If the past 18 months threw off your balance, and external uncertainty left a low-grade anxiety lingering across your organization, maybe you should re-consider your collective work habits.
I’m reading Cal Newport’s A World Without Email concurrently with a virtual 8 -week mindfulness course. I highly recommend both to reconnect with how managing people requires managing yourself first. The course is with John Bruna who lives in Carbondale (mindfullifeprogram.org). I came to each serendipitously.
Bruna speaks of “becoming aware of being unaware.” In his course workbook, he cites a psychologist who notes that “most people are so distracted that they do not know what they are doing about half the time they are awake.” As a manager, that is truly frightening. As a person, it is increasingly obvious: there is too much stimulus coming at us. It stirs our mind into a frenzy. It blurs our attention. We cannot focus. We surf the input and our reaction to it all day long.
Sure, our modern forms of “work” have always conflicted with our personal lives. This is a deeper point, that how we live, and how we work are both diffracting our minds through a manic prism.
Email, it turns out, scatters our attention. The book and the course each take aim at counteracting a “hyperactive hive mind workflow.” Newport writes, “our brains were never designed to maintain parallel tracks of attention.” Our workflow and personal lives are now dominated by disjointed inputs that never cease. Newport suggests utilizing work tools that don’t have the equivalent of constant flashing pop-up ads and click-bait. He suggests insulating the mind. The constant shifting of contexts depletes our powers.
In a meditation practice, strengthening the habit of single-task focus is where a mindful meditation practice excels. The idea is to rewire and strengthen the mind. There are other ways to do this, immersive activity, exercise, great sleep habits, non-addictive habits, a nap. Mindfulness is a tool for deliberately re-setting one’s attention.
The benefit of fully focusing on completing one task and then another? Many organizations are acknowledging that it can mean better productivity, or in a reward to workers, less time at work. Whether the outcome is better productivity or improving mental (and physical) health, preserving “attention capital” is not just for cognitive workers these days. We just on-boarded an office manager recently. She was surprised when I suggested that I didn’t want her glued to her email, or the phone, or even her desk; that I’d rather have her focus fully on whatever task she has begun and to finish it. In a very Cal Newport moment, I said that she would not be judged for not responding immediately to an email, even if was from me, her boss. I don’t think she fully believed me. These need to be agreed upon at an organizational level, starting with leadership if they are to transform workers from hyper-monkey-mind shifters to confident producers.
Ping-ponging back and forth from an email about one project, from one extended conversation to another and another all day may FEEL like work. It is work, but is it the work you should be doing? Boy have I ended many days just accepting that I am spent –but the mindfulness practice is helping me understand how often operating for long periods in constant mode-shifting is not productive. It is attending to the grains of sand rather than the big-chunks of work that matter. In the words of John Bruna, am “becoming aware of being unaware.”
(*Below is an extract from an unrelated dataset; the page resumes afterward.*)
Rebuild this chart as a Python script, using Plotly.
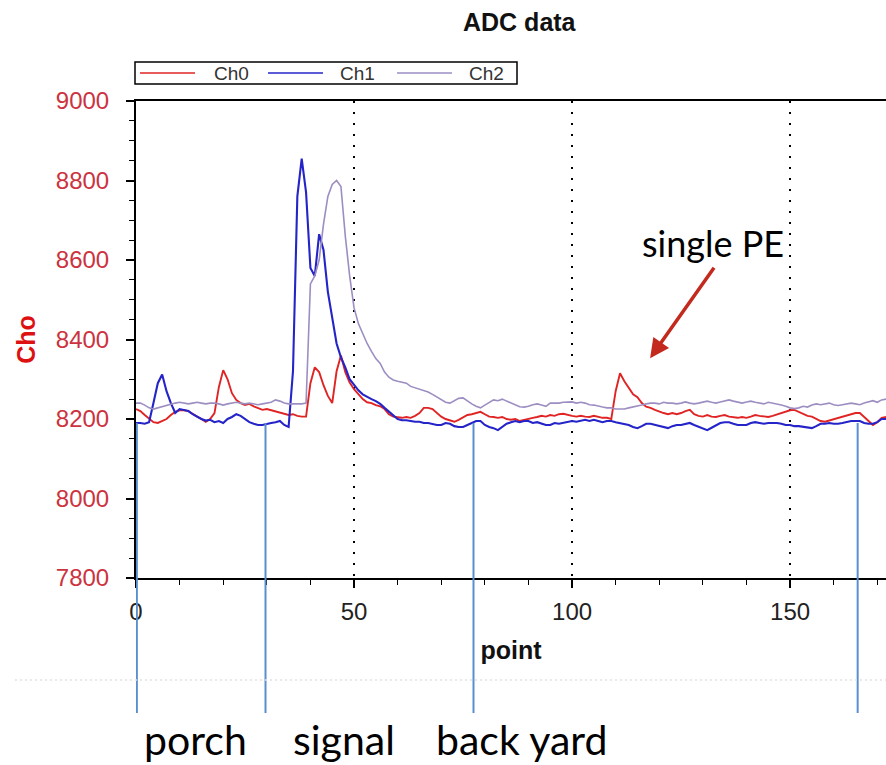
import plotly.graph_objects as go

# ---------------- data ----------------
points = list(range(173))

ch0 = [8225, 8220, 8210, 8200, 8192, 8190, 8195, 8200, 8210, 8218,
       8222, 8222, 8220, 8212, 8206, 8200, 8193, 8200, 8215, 8280,
       8323, 8300, 8265, 8248, 8240, 8235, 8238, 8232, 8228, 8223,
       8225, 8222, 8218, 8215, 8212, 8210, 8212, 8208, 8206, 8206,
       8290, 8330, 8318, 8285, 8258, 8240, 8320, 8360, 8318, 8292,
       8275, 8262, 8250, 8242, 8240, 8235, 8232, 8225, 8212, 8206,
       8205, 8203, 8205, 8203, 8208, 8215, 8228, 8228, 8225, 8215,
       8206, 8200, 8196, 8193, 8198, 8205, 8210, 8212, 8215, 8218,
       8212, 8206, 8205, 8203, 8205, 8200, 8198, 8200, 8195, 8198,
       8200, 8203, 8205, 8208, 8206, 8210, 8208, 8212, 8213, 8210,
       8208, 8206, 8208, 8206, 8205, 8208, 8205, 8203, 8203, 8200,
       8270, 8315, 8295, 8280, 8262, 8255, 8240, 8231, 8228, 8223,
       8218, 8215, 8212, 8215, 8212, 8215, 8220, 8223, 8212, 8208,
       8206, 8210, 8206, 8205, 8208, 8210, 8206, 8205, 8203, 8205,
       8203, 8206, 8210, 8208, 8206, 8205, 8208, 8212, 8215, 8218,
       8222, 8223, 8218, 8212, 8208, 8206, 8200, 8195, 8193, 8196,
       8200, 8203, 8205, 8208, 8212, 8215, 8215, 8205, 8195, 8185,
       8192, 8203, 8205]

ch1 = [8190, 8190, 8188, 8192, 8240, 8290, 8312, 8270, 8240, 8215,
       8225, 8222, 8220, 8212, 8205, 8200, 8196, 8198, 8192, 8195,
       8190, 8200, 8205, 8212, 8208, 8200, 8192, 8188, 8185, 8185,
       8188, 8190, 8192, 8195, 8185, 8180, 8320, 8760, 8855, 8770,
       8580, 8560, 8665, 8625, 8520, 8455, 8390, 8355, 8330, 8300,
       8285, 8272, 8262, 8255, 8250, 8245, 8238, 8228, 8218, 8210,
       8200, 8197, 8197, 8195, 8193, 8193, 8190, 8190, 8188, 8185,
       8185, 8190, 8188, 8182, 8180, 8180, 8185, 8190, 8195, 8195,
       8185, 8180, 8177, 8172, 8180, 8188, 8192, 8195, 8192, 8195,
       8195, 8190, 8192, 8188, 8185, 8185, 8190, 8188, 8190, 8192,
       8195, 8193, 8195, 8198, 8195, 8198, 8195, 8192, 8195, 8195,
       8192, 8190, 8188, 8185, 8180, 8177, 8182, 8188, 8188, 8185,
       8182, 8180, 8177, 8182, 8185, 8185, 8188, 8190, 8185, 8180,
       8175, 8172, 8178, 8185, 8190, 8192, 8192, 8188, 8185, 8185,
       8185, 8190, 8192, 8190, 8188, 8190, 8190, 8190, 8188, 8185,
       8185, 8182, 8182, 8180, 8178, 8177, 8182, 8188, 8188, 8190,
       8188, 8188, 8190, 8192, 8195, 8195, 8195, 8190, 8188, 8188,
       8192, 8200, 8200]

ch2 = [8240, 8240, 8235, 8228, 8225, 8228, 8232, 8235, 8238, 8240,
       8242, 8240, 8238, 8240, 8242, 8240, 8238, 8240, 8240, 8238,
       8235, 8238, 8240, 8242, 8240, 8238, 8240, 8238, 8236, 8238,
       8240, 8242, 8248, 8245, 8240, 8238, 8238, 8238, 8238, 8240,
       8540, 8560, 8600, 8690, 8760, 8790, 8800, 8785, 8660, 8560,
       8480, 8440, 8415, 8390, 8370, 8352, 8340, 8318, 8305, 8298,
       8295, 8293, 8290, 8282, 8278, 8275, 8270, 8268, 8262, 8255,
       8248, 8242, 8240, 8245, 8252, 8253, 8245, 8238, 8232, 8228,
       8235, 8242, 8248, 8246, 8250, 8245, 8240, 8235, 8231, 8230,
       8232, 8236, 8238, 8235, 8232, 8240, 8240, 8240, 8242, 8243,
       8243, 8240, 8242, 8240, 8236, 8235, 8232, 8230, 8228, 8228,
       8225, 8225, 8225, 8228, 8230, 8232, 8235, 8238, 8240, 8240,
       8238, 8242, 8240, 8240, 8238, 8240, 8243, 8240, 8238, 8240,
       8242, 8245, 8242, 8240, 8243, 8245, 8248, 8245, 8242, 8240,
       8243, 8245, 8242, 8240, 8238, 8242, 8240, 8238, 8235, 8232,
       8228, 8226, 8228, 8232, 8230, 8235, 8238, 8236, 8238, 8240,
       8236, 8234, 8236, 8238, 8240, 8238, 8236, 8240, 8244, 8246,
       8242, 8248, 8250]

series_names = ["Ch0", "Ch1", "Ch2"]
series_colors = ["#e02424", "#2424c8", "#9d8ec2"]

x_range = [0, 172]
y_range = [7800, 9000]
x_ticks = [0, 50, 100, 150]
y_ticks = [7800, 8000, 8200, 8400, 8600, 8800, 9000]

region_bounds = [0.2, 29.7, 77.4, 165.5]
region_names = ["porch", "signal", "back yard"]
pe_point = (117.9, 8353)

# ---------------- geometry helpers ----------------
W, H = 886, 765
L, R, T, B = 136, 886, 101, 578


def px(xp):
    return (xp - L) / (R - L)


def py(yp):
    return (B - yp) / (B - T)


fig = go.Figure()
for name, ys, col, w in zip(series_names, [ch0, ch1, ch2], series_colors, [1.9, 2.1, 1.6]):
    fig.add_trace(go.Scatter(x=points, y=ys, mode="lines", name=name,
                             line=dict(color=col, width=w), showlegend=False))

font = "Liberation Sans, Arial, sans-serif"
shapes = []
annotations = []

# legend box (manual, to match the original look)
shapes.append(dict(type="rect", xref="paper", yref="paper",
                   x0=px(135), x1=px(517), y0=py(84), y1=py(62),
                   line=dict(color="black", width=1.5), fillcolor="white"))
leg_line_x = [140, 268, 397]
leg_text_x = [212, 338, 467]
for i, name in enumerate(series_names):
    shapes.append(dict(type="line", xref="paper", yref="paper",
                       x0=px(leg_line_x[i]), x1=px(leg_line_x[i] + 55),
                       y0=py(73), y1=py(73),
                       line=dict(color=series_colors[i], width=1.5)))
    annotations.append(dict(text=name, xref="paper", yref="paper",
                            x=px(leg_text_x[i]), y=py(73), xanchor="left", yanchor="middle",
                            showarrow=False, font=dict(family=font, size=19, color="#333333")))

# region separator lines
top_val = 8190
for xb in region_bounds:
    shapes.append(dict(type="line", xref="x", yref="paper",
                       x0=xb, x1=xb, y0=py(713), y1=(top_val - y_range[0]) / (y_range[1] - y_range[0]),
                       line=dict(color="#5a8fcf", width=2)))

# faint dotted separator
shapes.append(dict(type="line", xref="paper", yref="paper",
                   x0=px(15), x1=px(886), y0=py(680), y1=py(680),
                   line=dict(color="#e2e2e2", width=1.5, dash="2px,3px")))

# region labels
label_cx = [195, 344, 521]
for name, cx in zip(region_names, label_cx):
    annotations.append(dict(text=name, xref="paper", yref="paper",
                            x=px(cx), y=py(739.5), xanchor="center", yanchor="middle",
                            showarrow=False, font=dict(family="Lato, sans-serif", size=41, color="black")))

# single PE label and arrow
annotations.append(dict(text="single PE", xref="paper", yref="paper",
                        x=px(713), y=py(243), xanchor="center", yanchor="middle",
                        showarrow=False, font=dict(family="Lato, sans-serif", size=36, color="black")))
annotations.append(dict(text="", x=pe_point[0], y=pe_point[1], xref="x", yref="y",
                        ax=65, ay=-92, axref="pixel", ayref="pixel",
                        showarrow=True, arrowhead=2, arrowsize=1.1, arrowwidth=3.5,
                        arrowcolor="#c3291c"))

# chart title
annotations.append(dict(text="<b>ADC data</b>", xref="paper", yref="paper",
                        x=px(520), y=py(22), xanchor="center", yanchor="middle",
                        showarrow=False, font=dict(family=font, size=25, color="#111111")))

fig.update_layout(
    width=W, height=H,
    margin=dict(l=L, r=W - R, t=T, b=H - B, pad=0),
    paper_bgcolor="white", plot_bgcolor="white",
    showlegend=False,
    shapes=shapes, annotations=annotations,
    xaxis=dict(range=x_range, tickvals=x_ticks, showline=True, linecolor="black", linewidth=2,
               mirror=True, ticks="outside", ticklen=8, tickwidth=1.5, tickcolor="black",
               minor=dict(dtick=10, tick0=0, ticks="outside", ticklen=5, tickwidth=1.3,
                          tickcolor="black", showgrid=False),
               showgrid=True, gridcolor="black", gridwidth=2, griddash="2px,9px",
               zeroline=False, ticklabelstandoff=3,
               tickfont=dict(family=font, size=24, color="#222222"),
               title=dict(text="<b>point</b>", standoff=18,
                          font=dict(family=font, size=25, color="#111111"))),
    yaxis=dict(range=y_range, tickvals=y_ticks, showline=True, linecolor="black", linewidth=2,
               ticks="outside", ticklen=8, tickwidth=1.5, tickcolor="black",
               minor=dict(dtick=50, tick0=0, ticks="outside", ticklen=5, tickwidth=1.3,
                          tickcolor="black", showgrid=False),
               showgrid=False, zeroline=False, ticklabelstandoff=12,
               tickfont=dict(family=font, size=24, color="#cc3340"),
               title=dict(text="<b>Cho</b>", standoff=13,
                          font=dict(family=font, size=25, color="#dd1111"))),
    xaxis2=dict(overlaying="x", anchor="y", side="bottom", range=x_range, tickvals=x_ticks,
                ticks="inside", ticklen=8, tickwidth=1.5, tickcolor="black",
                minor=dict(dtick=10, tick0=0, ticks="inside", ticklen=5, tickwidth=1.3,
                           tickcolor="black", showgrid=False),
                showticklabels=False, showgrid=False, zeroline=False, showline=False),
    yaxis2=dict(overlaying="y", anchor="x", side="left", range=y_range, tickvals=y_ticks,
                ticks="inside", ticklen=8, tickwidth=1.5, tickcolor="black",
                minor=dict(dtick=50, tick0=0, ticks="inside", ticklen=5, tickwidth=1.3,
                           tickcolor="black", showgrid=False),
                showticklabels=False, showgrid=False, zeroline=False, showline=False),
)

fig.write_html("out.html", config={"displayModeBar": False},
               post_script="document.body.style.margin='0px';document.body.style.overflow='hidden';")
Mindfulness. Apologies if the word is beginning to sound to some like another overused word-resilience, shop worn by too many so that its meaning is being worn away to dust. For me, it is a rock. The course within a course is a 28-day meditation that slowly deepens and extends the length of mediation times, but I would recommend the most basic tool of the course to anyone. Three times a day, do a 21-breath count meditation to clear and reset the mind, followed by a reflection on what has been done skillfully and unskillfully during the intervening hours. Then set an intention for the next segment. Reflect. Repeat. That’s it. The reset can be as powerful as a short nap. A system reboot. Shut down the monkey mind. Then focus on a task, fully. Note how if you jump to email, carefully note if you are immediately scattered in a million directions.
I am no monk, but I am seeing more clearly that if the in-box jingles right then, it is a distraction that can wait. So much that demands immediate attention can wait if you are clear about what the “real work” is. Remember the beauty of email is that you DON’T have to answer it immediately like a phone. It is a tool for “low-friction communication at scale.” Our obsession with it has led to checking inboxes maniacally, on-average every four minutes, or on average 77-126 -times each day! Most of us now spend a third or more of our “work” day shuffling email, adding layers to a disjointed conversation. The various Newport cited studies are all probably undercounting this trend now.
Why do we check it constantly? (Email, or the unproductive ruminations in our mind?) Newport asserts, because having a question just sit there is making us anxious at some deep level that “members of the tribe are trying to get your attention and you are ignoring them.” There is a sense of social inadequacy.
So what is our typical response? Barrage those around us with more emails throughout the day and well into the evening. Prove that we are present, responsive and able to flit-about on important matters as rapidly as anyone else in the organization. So what. Managers, what do you do? Give your tribe permission to organize themselves differently. Organize yourself differently.
If you ever think your work methods are working you. You are probably right. Answering Email all day, for one, is not a job. Surfing the manic-mind flow is not a job either. Now that is something to meditate on.